Saint-Leu-d’Esserent, Église Saint-Leu


    S-Leu is located on a dominant site overlooking the river Oise close the the important quarries which provided building stone for an area extending to Paris and beyond as far as Chartres. The Priory was a recent foundation: in 1081 Hugues, Count of Dammartin gave the church on the site to Guy, bishop of Beauvais on condition that the bishop give it up to the monastery of Cluny for the establishment of a priory. There are no documents for the construction of the existing church.


    Begun ca. 1160


    An aisled transeptless basilica terminated to the east in a hemicycle with five shallow radiating chapels and ambulatory; the axial bay is wider (like Saint-Martin-des-Champs). The chapel at the base of the hemicycle on the north is vaulted with the ambulatory like S-Denis. To the west of the hemicycle comes a straight bay with quadripartite vault flanked by towers. Then comes a double-bay with sexpartite vaulting and alternating supports followed by six nave bays with quadripartite vaults and piliers cantonnés. The three-segment western frontispiece is considerably narrower than the body of the church and is not quite aligned.
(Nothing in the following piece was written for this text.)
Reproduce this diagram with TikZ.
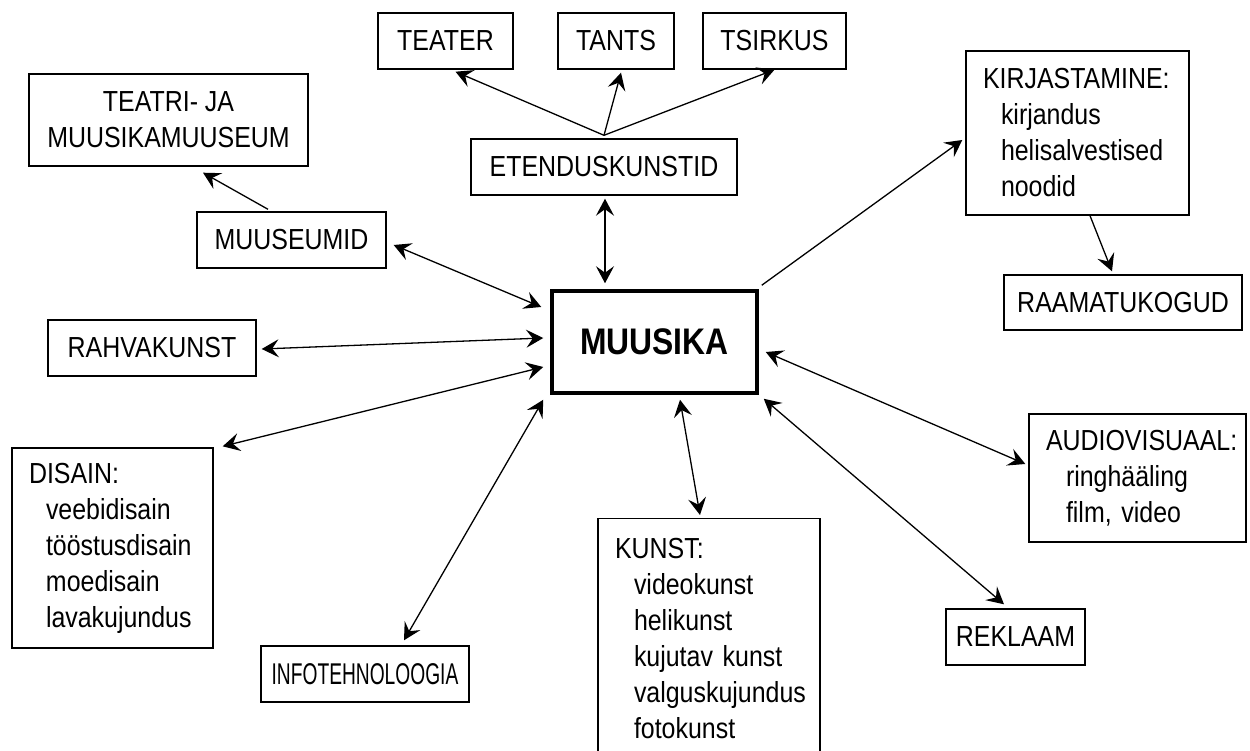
\documentclass[tikz,border=0pt]{standalone}
\usepackage{fontspec}
\setmainfont{Liberation Sans}[FakeStretch=0.86]
\newfontfamily\narrowsans{Liberation Sans}[FakeStretch=0.64]
\usepackage{tikz}
\usetikzlibrary{arrows.meta}
\hyphenpenalty=10000
\exhyphenpenalty=10000

\tikzset{
  box/.style={draw, line width=1.4pt, inner sep=0pt, minimum height=56pt, font=\fontsize{29}{36}\selectfont},
  listbox/.style={box, align=left, inner xsep=17pt},
  link/.style={line width=1.3pt, -{Stealth[length=17pt,width=18pt,inset=6.5pt]}},
  both/.style={line width=1.3pt, {Stealth[length=17pt,width=18pt,inset=6.5pt]}-{Stealth[length=17pt,width=18pt,inset=6.5pt]}}
}

\begin{document}
\begin{tikzpicture}[x=1pt, y=-1pt]
	\useasboundingbox (0,0) rectangle (1250,751);
	\clip (0,0) rectangle (1250,751);
	\node[box, line width=3.5pt, minimum width=205pt, minimum height=102pt, font=\fontsize{37}{40}\selectfont\bfseries] (muusika) at (654.5,342) {MUUSIKA};
	% etenduskunstid
	\node[box, minimum width=135pt] (teater) at (445.5,41) {TEATER};
	\node[box, minimum width=116pt] (tants) at (616,41) {TANTS};
	\node[box, minimum width=143pt] (tsirkus) at (774.5,41) {TSIRKUS};
	\node[box, minimum width=266pt] (etendus) at (604,167) {ETENDUSKUNSTID};
	% muuseumid
	\node[box, align=center, minimum width=279pt, minimum height=92pt] (teatrimuuseum) at (168.5,120) {TEATRI- JA\\MUUSIKAMUUSEUM};
	\node[box, minimum width=189pt] (muuseumid) at (291.5,240) {MUUSEUMID};
	\node[box, minimum width=208pt] (rahvakunst) at (152,348) {RAHVAKUNST};
	\node[listbox, text width=167pt, minimum height=200pt] (disain) at (112.5,548) {DISAIN:\\\hspace*{17pt}veebidisain\\\hspace*{17pt}tööstusdisain\\\hspace*{17pt}moedisain\\\hspace*{17pt}lavakujundus};
	\node[box, minimum width=208pt, font=\fontsize{30}{36}\narrowsans] (infotehn) at (365,674) {INFOTEHNOLOOGIA};
	\node[listbox, anchor=north, text width=188pt, minimum height=240pt] (kunst) at (709,518) {KUNST:\\\hspace*{19pt}videokunst\\\hspace*{19pt}helikunst\\\hspace*{19pt}kujutav kunst\\\hspace*{19pt}valguskujundus\\\hspace*{19pt}fotokunst};
	\node[box, minimum width=139pt] (reklaam) at (1015.5,637) {REKLAAM};
	\node[listbox, text width=183pt, minimum height=128pt] (audiovisuaal) at (1137.5,478) {AUDIOVISUAAL:\\\hspace*{20pt}ringhääling\\\hspace*{20pt}film, video};
	\node[listbox, text width=189pt, minimum height=164pt] (kirjastamine) at (1077.5,133) {KIRJASTAMINE:\\\hspace*{18pt}kirjandus\\\hspace*{18pt}helisalvestised\\\hspace*{18pt}noodid};
	\node[box, minimum width=238pt, minimum height=55pt] (raamatukogud) at (1123,302.5) {RAAMATUKOGUD};

	% connectors
	\draw[link] ([yshift=3pt]etendus.north) -- ([xshift=10pt,yshift=-2pt]teater.south);
	\draw[link] ([yshift=3pt]etendus.north) -- ([xshift=5pt,yshift=-3pt]tants.south);
	\draw[link] ([yshift=3pt]etendus.north) -- ([yshift=0pt]tsirkus.south);
	\draw[both] ([xshift=1pt,yshift=-3pt]etendus.south) -- ([xshift=-49.5pt,yshift=6pt]muusika.north);
	\draw[link] ([xshift=-23.5pt,yshift=2pt]muuseumid.north) -- ([xshift=34.5pt,yshift=-6pt]teatrimuuseum.south);
	\draw[both] ([xshift=7pt,yshift=-5pt]muuseumid.east) -- ([xshift=-9pt,yshift=35pt]muusika.west);
	\draw[both] ([xshift=5pt,yshift=-1pt]rahvakunst.east) -- ([xshift=-7pt,yshift=4pt]muusika.west);
	\draw[both] ([xshift=9pt,yshift=1pt]disain.north east) -- ([xshift=-7pt,yshift=-25pt]muusika.west);
	\draw[both] ([xshift=39pt,yshift=5pt]infotehn.north) -- ([xshift=-7pt,yshift=-5pt]muusika.south west);
	\draw[both] ([xshift=25.5pt,yshift=-5pt]muusika.south) -- ([xshift=-9pt,yshift=3pt]kunst.north);
	\draw[both] ([xshift=5pt,yshift=-4pt]muusika.south east) -- ([xshift=-11.5pt,yshift=4pt]reklaam.north);
	\draw[both] ([xshift=7pt,yshift=-10pt]muusika.east) -- ([xshift=-3pt,yshift=14pt]audiovisuaal.west);
	\draw[link] ([xshift=3pt,yshift=4pt]muusika.north east) -- ([xshift=-3pt,yshift=-7pt]kirjastamine.west);
	\draw[link] ([xshift=12.5pt]kirjastamine.south) -- ([xshift=-11pt,yshift=3pt]raamatukogud.north);
\end{tikzpicture}
\end{document}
    A three-story elevation with arcade, triforium (looking like the gallery of Notre-Dame of Paris or Mantes) and clerestory.


    There are three chronological entities in the church. First, the western frontispiece with its upstairs chapel in the Carolingian tradition. Around 1140 it was decided to extend the older (11th century) church to the west with a new frontispiece. Bits of the 11th century church are incorporated in this work. Second, around 1160 the builders abandoned their original plan in favor of a wider edifice, moving construction down to the other (eastern) end of the edifice with the construction of the chevet including the sexpartite-vaulted bay. Third, the nave was constructed between c.1180 and 1210. It was decided to conserve the old ill-fitting frontispiece.


    The chevet of S-Leu with its shallow chapels refers both to S-Denis and to Senlis Cathedral--the plan and dimensions are particularly close to the latter. Unusual at S-Leu is the high chapel (added) over the axial bay of the hemicyle and the middle level of the elevation that looks so much like a gallery but is in fact a triforium.